Four Years of Reflections

          Five years ago, I was ready to quit.  I was ready to hang it up and do something else for the rest of my life.  I was through pastoring – even though I had only done it for two and a half years.  It was the lowest point in my life.  Anything seemed better than pastoring.  There was only one problem, nine years ago, I had given God my plan B. 

You see, when I was in college, I was crafty, believing that I would have a secular undergraduate degree that might serve me well if the church did not.  I thought it was a great plan.  The biggest fault in my plan was that I had failed to ask Jesus what His opinion was.  After some less than gentle coaxing, Jesus reminded me that He was not in the business of Plan B’s.  So, in a painful act of submission, I turned over my plan B to my Savior and followed the pathway that He preferred. 

That was fine, except for when I needed my Plan B five years ago.  I was ready to do anything except pastor a church.  To complicate matters, I had been offered a lucrative position as the executive director of a parachurch ministry in Birmingham.  I was promised by the chairman of the board of directors that I would be paid whatever salary I needed.  Maybe Plan B was resurrecting. 

The problem was that no matter how much I thought about Plan B, it never seemed right.  As difficult a time as I was going through, I couldn’t imagine leaving the service of the local church to do something else.  It didn’t matter how good or noble that something else might seem, it wasn’t what God wanted for me.

In the middle of this wrestling match, I got a call from a search committee in Newnan, Georgia.  They had my resume and wanted to talk with me about being their pastor.  The rest is history.  Here I am, four years later, with the best job in the world.

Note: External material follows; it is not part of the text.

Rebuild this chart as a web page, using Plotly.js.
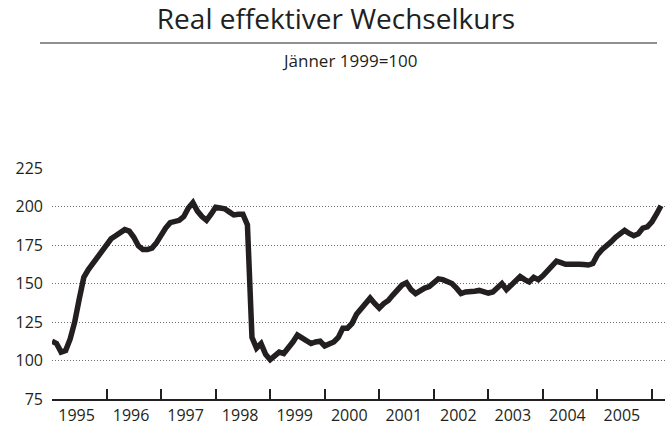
<!DOCTYPE html>
<html>
<head>
<meta charset="utf-8">
<script src="https://cdn.plot.ly/plotly-3.0.1.min.js"></script>
<style>html,body{margin:0;padding:0;background:#fff;}#chart{width:672px;height:434px;}</style>
</head>
<body>
<div id="chart"></div>
<script>
// Monthly data, January 1995 – March 2006 (index, Jänner 1999 = 100)
const startYear = 1995;
const startMonth = 1;
const values = [
  112.5, 111, 105.5, 106.5, 114, 125, 140, 154, 159, 163, 167, 171,
  176, 179, 181, 183, 185, 184, 180, 174.5, 172, 172, 173, 176.5,
  182, 186, 189.5, 190.5, 191, 193.5, 199, 202.5, 197, 193.5, 191, 195,
  199.5, 199, 198.5, 196.5, 194.5, 195, 195, 188, 115, 108, 111, 104,
  100.5, 103, 105.5, 104.5, 108, 112, 116.5, 114.5, 112.5, 111, 112, 112.5,
  109.5, 110.5, 112, 115, 121, 121, 124, 130, 134, 137.5, 140.5, 137,
  134, 137, 139, 142.5, 146, 149, 150.5, 146, 143.5, 145.5, 147, 148,
  151, 153, 152.5, 151.5, 150, 147, 143.5, 144.5, 144.5, 145, 145.5, 144.5,
  143.8, 144.5, 147.5, 150, 146, 149, 152.5, 154.5, 152.5, 151, 154, 152.5,
  155, 158.5, 162, 164.5, 163.5, 162.5, 162.5, 162.8, 162.5, 162.3, 162, 163,
  168.5, 172, 174, 177, 180, 182.5, 184.5, 182.5, 181, 182.3, 186, 186.8,
  190, 195, 200.5
];
const yearLabels = ['1995','1996','1997','1998','1999','2000','2001','2002','2003','2004','2005'];
const yTicks = [75, 100, 125, 150, 175, 200, 225];
const titleText = 'Real effektiver Wechselkurs';
const subtitleText = 'Jänner 1999=100';

// decimal-year x for each month
const xs = values.map((v, i) => startYear + (startMonth - 1 + i) / 12);
const years = yearLabels.map(Number);
const axisEnd = 2006.24;
const tickVals = years.concat([years[years.length - 1] + 1, axisEnd]);
const labelVals = years.map(y => y + 0.45);

const ink = '#231f20';
const font = "'Open Sans', 'Noto Sans', sans-serif";

const data = [
  {
    x: xs, y: values, type: 'scatter', mode: 'lines',
    line: {color: ink, width: 5.5, shape: 'linear'},
    hoverinfo: 'skip', showlegend: false, cliponaxis: false
  },
  {
    x: labelVals, y: labelVals.map(() => null), xaxis: 'x2', type: 'scatter',
    mode: 'lines', showlegend: false, hoverinfo: 'skip'
  }
];

const layout = {
  width: 672, height: 434,
  margin: {l: 52, r: 7, t: 168, b: 35},
  paper_bgcolor: '#fff', plot_bgcolor: '#fff',
  font: {family: font, color: ink, size: 16},
  title: {
    text: titleText, x: 0.5, xref: 'container', xanchor: 'center',
    y: 1 - 19 / 434, yref: 'container', yanchor: 'middle',
    font: {family: font, size: 28, color: ink}
  },
  xaxis: {
    range: [startYear, axisEnd], showgrid: false, zeroline: false,
    showline: true, linecolor: ink, linewidth: 2,
    ticks: 'inside', ticklen: 10, tickwidth: 2, tickcolor: ink,
    tickmode: 'array', tickvals: tickVals, ticktext: tickVals.map(() => ''),
    fixedrange: true
  },
  xaxis2: {
    overlaying: 'x', anchor: 'y', side: 'bottom',
    range: [startYear, axisEnd], showgrid: false, zeroline: false, showline: false,
    ticks: '', tickmode: 'array', tickvals: labelVals, ticktext: yearLabels,
    tickfont: {family: font, size: 16, color: ink}, ticklabelstandoff: 5,
    fixedrange: true
  },
  yaxis: {
    range: [75, 225], showline: false, zeroline: false,
    tickmode: 'array', tickvals: yTicks, ticks: '',
    showgrid: true, gridcolor: '#6f6f6f', gridwidth: 1, griddash: '1px,2px',
    tickfont: {family: font, size: 16, color: ink}, ticklabelstandoff: 8,
    fixedrange: true
  },
  shapes: [
    {type: 'line', xref: 'paper', yref: 'paper',
     x0: (40 - 52) / 613, x1: (657 - 52) / 613,
     y0: (399 - 43) / 231, y1: (399 - 43) / 231,
     line: {color: ink, width: 1}}
  ],
  annotations: [
    {text: subtitleText, xref: 'paper', yref: 'paper', x: 0.5 - 9 / 613, y: (399 - 60) / 231,
     xanchor: 'center', yanchor: 'middle', showarrow: false,
     font: {family: font, size: 17, color: ink}}
  ]
};

Plotly.newPlot('chart', data, layout, {staticPlot: true, displayModeBar: false});
</script>
</body>
</html>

Ultimately, I want to say thank you for four years of ministry.  I realize that there were many men you could have picked who were more qualified, with more experience, more education, and better sermons.  Somehow or another, you called me to be your pastor.  Over the last four years, I have made lots of mistakes, but I have tried to learn from them.  We have celebrated many triumphs and walked through many tragedies.  Through it all, I hope that I have lived up to your expectations, but more importantly, I hope I have met the expectations of our Savior. 

Isn’t that what it’s all about anyway, pleasing Jesus.  My greatest pitfalls in life have come as a result of my attempting to please myself before pleasing Jesus.  I truly believe that some of our greatest problems today come as a result of this simple mix-up.  I know that my life has been littered with “plan B’s” – seemingly innocuous plans, goals, and perceptions that suggest that my pleasure, my desires, my wants are more important than what Jesus would have for me.  If we were honest, we would all acknowledge our tendency to feed our pleasures and preferences rather than serving Jesus.

My prayer for us as we continue this journey together is that we will eliminate our “plan B’s.”  That the only plan we will abide by is the plan established by Jesus.  That we will be willing to put self to the side that Jesus might be glorified.  That we will all work for the delight of Jesus, not the delight of man.  I’m still excited to be your pastor.  Are you excited to be a part of Northside Baptist Church?  If so, let’s get busy, we’ve got work to do! 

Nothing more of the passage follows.